2.) If the person is an Atheist, usually they will admit that they are an Atheist even if they don't usually disclose their preference. At this point I can do away with the lie and come out as who I really am and make a new friend ;)
I know that saying i'm Agnostic really isn't preventing me from ridicule but it's just my way of "protecting" myself I guess. So do you ever reserve your religious preferences, and if so in what ways?
Nope.......too much of a blabbermouth to keep anything about myself secret, & I don't give a flying fig about what people think of me.
I also live in small town Canada where this stuff isn't a real issue other than a few door-knockers who get the bum's rush right quick. I have no time for fairy tales.

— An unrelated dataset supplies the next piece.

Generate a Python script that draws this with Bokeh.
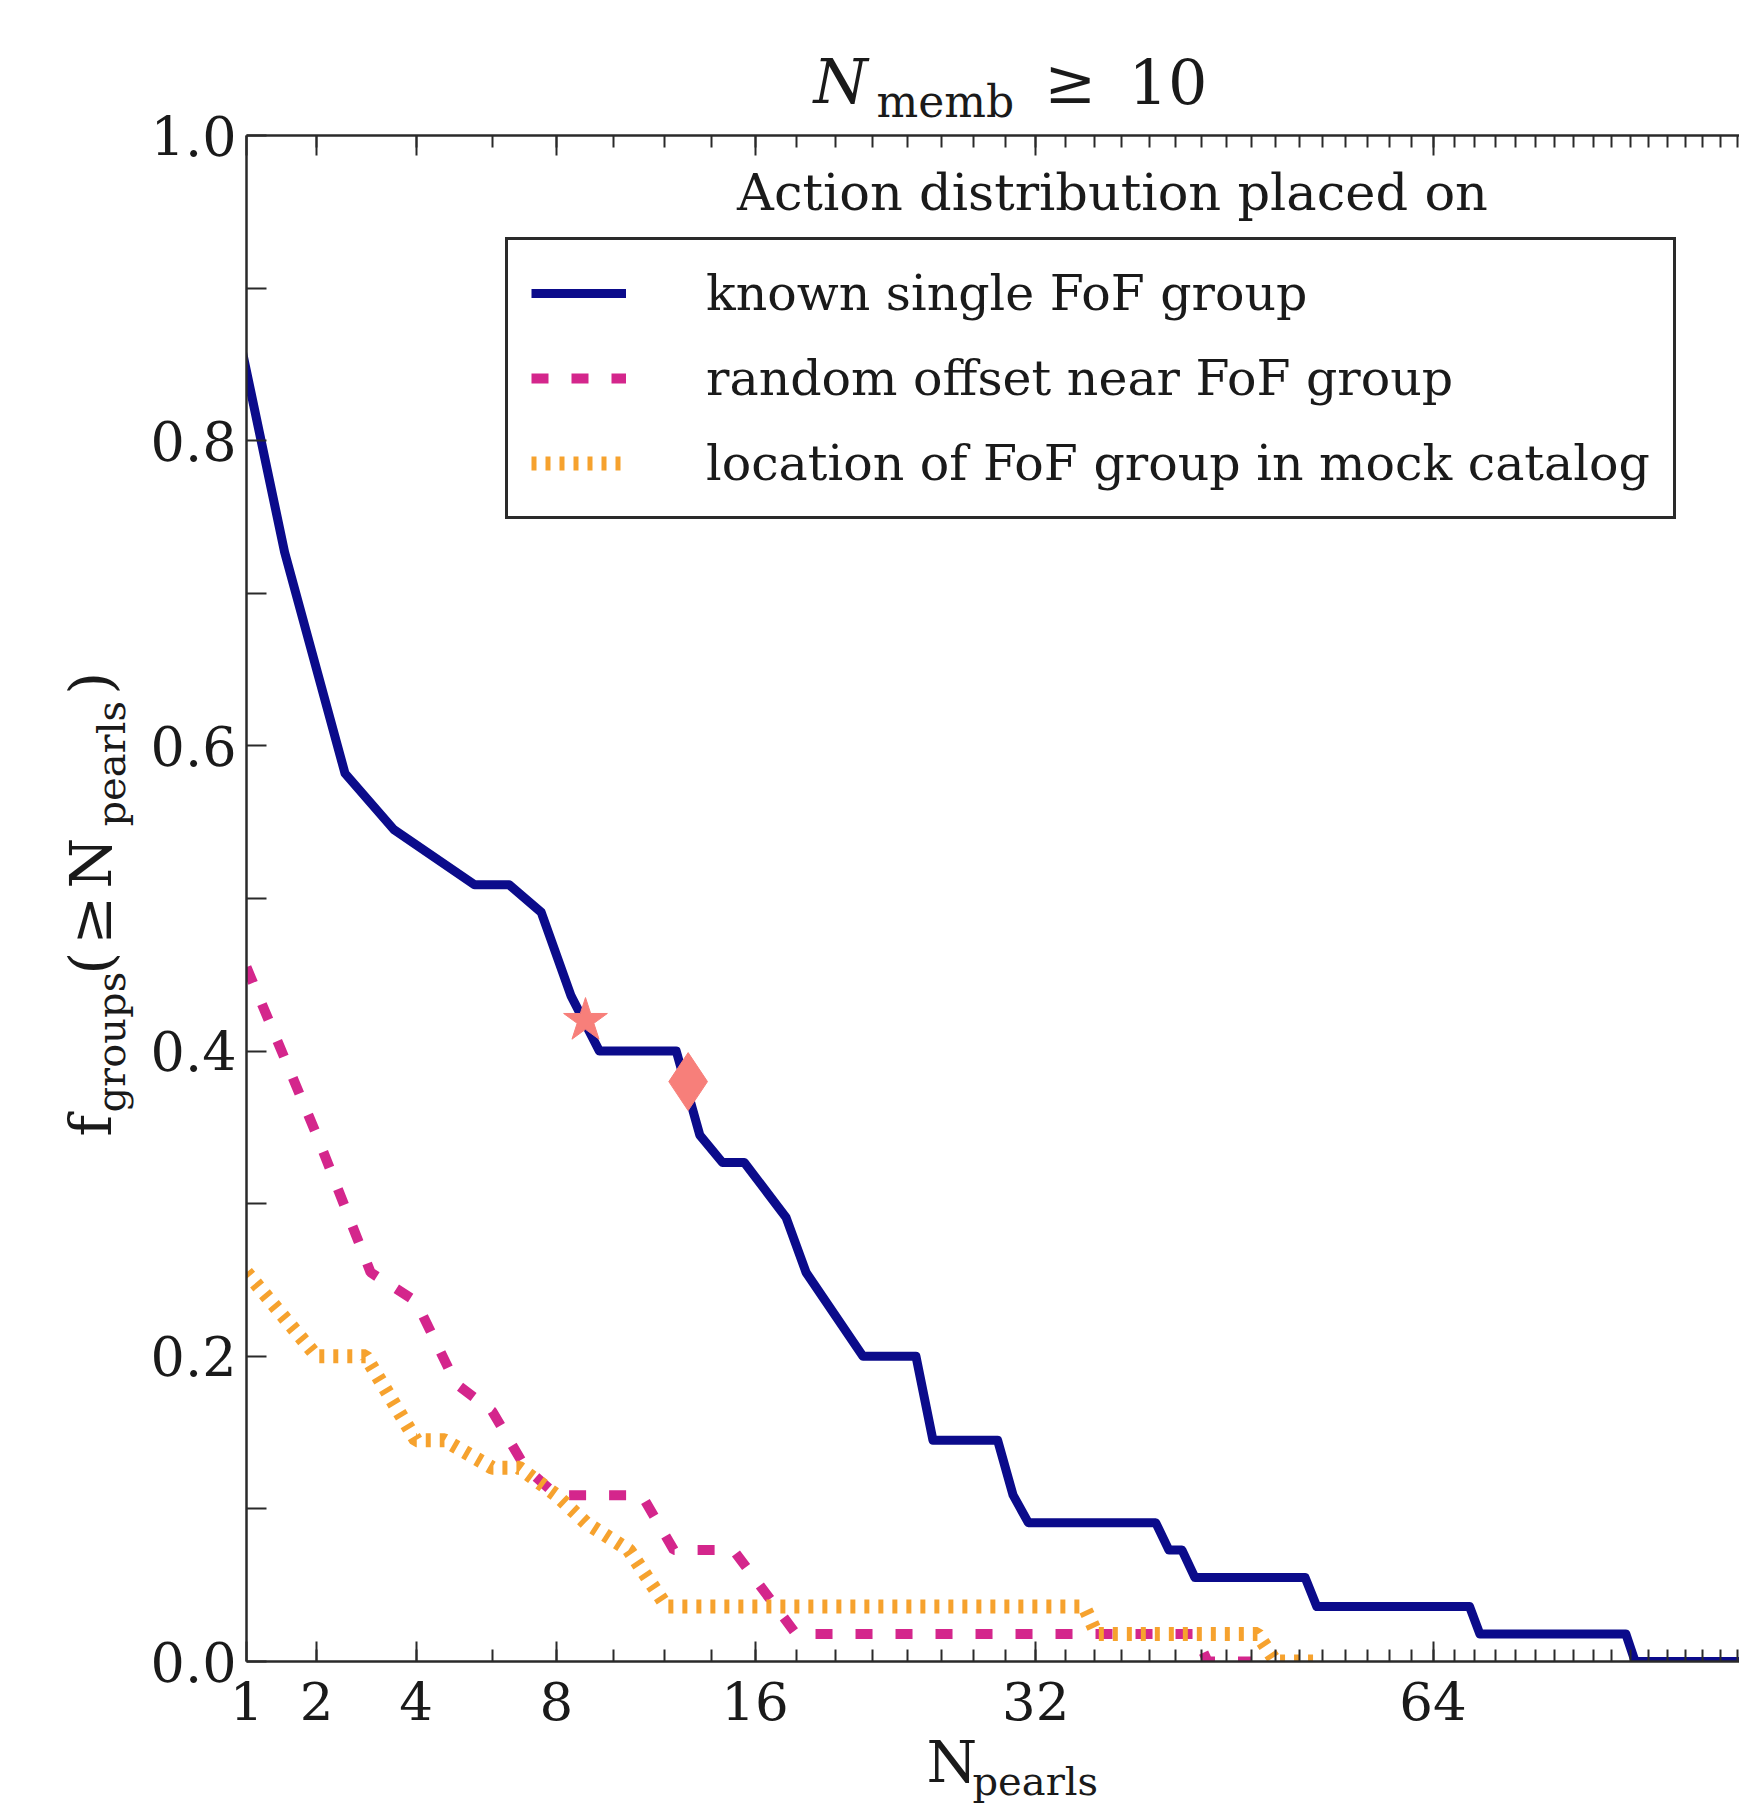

i did happy hour with a long time friend today who i don't see often. he contacted me b/c he just listened to a Hitchens audio book and said i was the only one who would appreciate that. he was a life long Catholic, alter boy, all the trimmings, and his family is very religious. he told me tonight, begrudgingly, that he's accepted that he no longer believes. i was his outreach. my being open about my beliefs allowed him to have an outlet that he might not otherwise have had. he can't come out to his family/friends, so i invited him here. i'm hoping he joins. i'm the only atheist he knows and it freaks him out. we're also complete opposite on the political spectrum - he's a conservative libertarian and i'm a progressive.
I'm a closet Athiest. I don't believe in closets at all and think any rational being must believe only in wardrobes.
Nope. Quite open here.
I'm open but I don't talk about it much. Nexus is my primary source of atheist conversation.
In my family, we didn't discuss religion. It was like a lot of things we didn't discuss. That kept the peace. It was too bad, it also kept distance where I preferred not to be distant. In an imperfect world, that was better than complete alienation.